Data centres need a constant and reliable power supply. Previously, that could only have come from, say, a coal or hydro plant. But now, a solar farm can provide more than 90% of what a data center needs, up from 20% in the past.

My home base of the Philippines, for example, has some distinct advantages in delivering renewable energy, such as access to stable geothermal and hydro power and an open energy market. Our country hopes to leverage these strengths to generate at least 35% of its power from renewable energy by 2035, and 50% by 2040.

Investments are being scaled up. My own company, Citicore, hopes to energize the first gigawatt towards a 5GW target over five years. Another project, the Meralco Terra Solar Project, claims to being the world’s largest solar and battery storage facility.

Vietnam and Thailand also recently announced programs to pilot direct power purchase agreement (PPA) regimes for renewable energy. In Malaysia, utility company Tenaga Nasional Berhad is bringing 60 megawatts (MW) of solar into the grid through a PPA. Indonesia is considering a policy change that will allow consumers to buy power directly from renewable producers through state-owned transmission lines.

AI-ready data centers are already being developed with sustainability in mind. Singapore’s Evolution Data Centres (EDC), for example, focus on powering facilities with renewable energy. These centers also make sustainability, independently verified by third parties, a key pillar of construction. (Disclosure: Citicore has agreed to provide 100MW of renewable energy to EDC).

Cheap, abundant and connected

Even before AI went mainstream, Southeast Asia was embracing renewable energy. Although the region produces plenty of coal, it spends some $130 billion a year on oil imports. The group of economies that the Asian Development Bank refers to as emerging Asia—which includes China and India—provided $600 billion of public financial support for fossil fuels in 2022.

With energy demand in the Association of South East Asian Nations (ASEAN) expected to double by 2040, relying on fossil fuels will unnecessarily strain public finances.
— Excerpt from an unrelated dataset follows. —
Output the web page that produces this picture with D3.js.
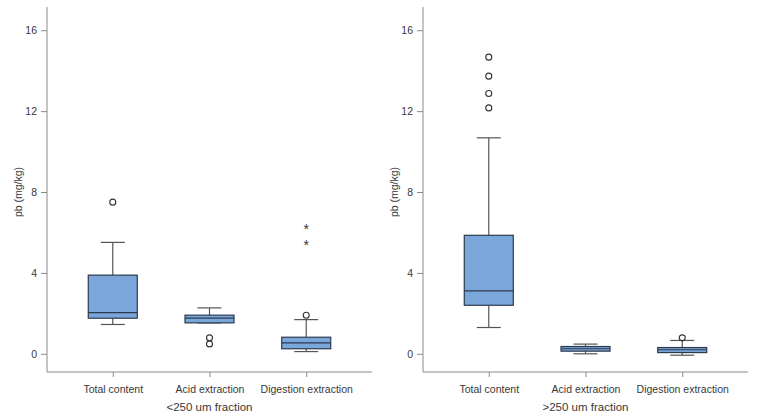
<!DOCTYPE html>
<html>
<head>
<meta charset="utf-8">
<script src="https://cdn.jsdelivr.net/npm/d3@7.9.0/dist/d3.min.js"></script>
<style>
  body { margin: 0; background: #fff; }
  svg { font-family: "Liberation Sans", Arial, sans-serif; }
  .axis text { fill: #383838; font-size: 10.5px; }
  .axis path, .axis line { stroke: #8a8a8a; }
</style>
</head>
<body>
<div id="chart"></div>
<script>
const categories = ['Total content', 'Acid extraction', 'Digestion extraction'];
const yTicks = [0, 4, 8, 12, 16];

// <250 um fraction: [whiskerLow, q1, median, q3, whiskerHigh]
const smallStats = [
  [1.45, 1.76, 2.04, 3.89, 5.51],
  [1.53, 1.53, 1.76, 1.91, 2.27],
  [0.11, 0.25, 0.54, 0.82, 1.69],
];
const smallOutliers = [[7.5], [0.79, 0.49], [1.91]];
const smallExtremes = [[], [], [6.24, 5.42]];

// >250 um fraction
const largeStats = [
  [1.3, 2.4, 3.11, 5.86, 10.68],
  [0.0, 0.13, 0.25, 0.36, 0.48],
  [-0.07, 0.06, 0.2, 0.31, 0.66],
];
const largeOutliers = [[14.67, 13.73, 12.87, 12.16], [], [0.79]];
const largeExtremes = [[], [], []];

const panels = [
  { title: '<250 um fraction', stats: smallStats, outliers: smallOutliers, extremes: smallExtremes, left: 47, right: 372 },
  { title: '>250 um fraction', stats: largeStats, outliers: largeOutliers, extremes: largeExtremes, left: 423, right: 748 },
];

const width = 767, height = 420;
const plotTop = 7, plotBottom = 372;

const svg = d3.select('#chart').append('svg')
  .attr('width', width).attr('height', height);

const y = d3.scaleLinear().domain([-0.9, 17.15]).range([plotBottom, plotTop]);

panels.forEach((p) => {
  const x = d3.scalePoint().domain(categories).range([p.left, p.right]).padding(0.68);
  const g = svg.append('g');

  g.append('g').attr('class', 'axis')
    .attr('transform', `translate(${p.left},0)`)
    .call(d3.axisLeft(y).tickValues(yTicks).tickSize(6).tickPadding(4).tickSizeOuter(0))
    .call((a) => a.select('.domain').attr('d', `M0,${plotTop}V${plotBottom}`));

  g.append('g').attr('class', 'axis')
    .attr('transform', `translate(0,${plotBottom})`)
    .call(d3.axisBottom(x).tickSize(5).tickPadding(9).tickSizeOuter(0))
    .call((a) => a.select('.domain').attr('d', `M${p.left},0H${p.right}`));

  g.append('text')
    .attr('transform', `translate(${p.left - 25},${y(8)}) rotate(-90)`)
    .attr('text-anchor', 'middle')
    .attr('fill', '#383838').attr('font-size', 10.5)
    .text('pb (mg/kg)');

  g.append('text')
    .attr('x', x(categories[1])).attr('y', 411)
    .attr('text-anchor', 'middle')
    .attr('fill', '#383838').attr('font-size', 11.5)
    .text(p.title);

  const boxW = 49, capW = 24;
  p.stats.forEach((s, i) => {
    const cx = x(categories[i]);
    const [lo, q1, med, q3, hi] = s;
    const w = g.append('g');
    w.append('line').attr('x1', cx).attr('x2', cx).attr('y1', y(hi)).attr('y2', y(q3))
      .attr('stroke', '#555').attr('stroke-width', 1.2);
    w.append('line').attr('x1', cx).attr('x2', cx).attr('y1', y(q1)).attr('y2', y(lo))
      .attr('stroke', '#555').attr('stroke-width', 1.2);
    w.append('line').attr('x1', cx - capW / 2).attr('x2', cx + capW / 2).attr('y1', y(hi)).attr('y2', y(hi))
      .attr('stroke', '#555').attr('stroke-width', 1.2);
    w.append('line').attr('x1', cx - capW / 2).attr('x2', cx + capW / 2).attr('y1', y(lo)).attr('y2', y(lo))
      .attr('stroke', '#555').attr('stroke-width', 1.2);
    w.append('rect')
      .attr('x', cx - boxW / 2).attr('width', boxW)
      .attr('y', y(q3)).attr('height', y(q1) - y(q3))
      .attr('fill', '#7aa6da').attr('stroke', '#2c3a4e').attr('stroke-width', 1.2);
    w.append('line').attr('x1', cx - boxW / 2).attr('x2', cx + boxW / 2).attr('y1', y(med)).attr('y2', y(med))
      .attr('stroke', '#2c3a4e').attr('stroke-width', 1.2);

    p.outliers[i].forEach((v) => {
      w.append('circle').attr('cx', cx).attr('cy', y(v)).attr('r', 3)
        .attr('fill', 'none').attr('stroke', '#333').attr('stroke-width', 1.1);
    });
    p.extremes[i].forEach((v) => {
      w.append('text').attr('x', cx).attr('y', y(v) + 6)
        .attr('text-anchor', 'middle').attr('font-size', 14).attr('fill', '#333')
        .text('*');
    });
  });
});
</script>
</body>
</html>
AI could potentially provide a $1 trillion boost to the ASEAN economy. The good news is that we won’t need to rely on expensive, carbon-emitting fossil fuels to capture that. Renewable energy is cheap, abundant and connected to the grid; it’s up to policymakers, investors, and importantly developers to put that energy capacity to work.

The opinions expressed in Fortune.com commentary pieces are solely the views of their authors and do not necessarily reflect the opinions and beliefs of Fortune.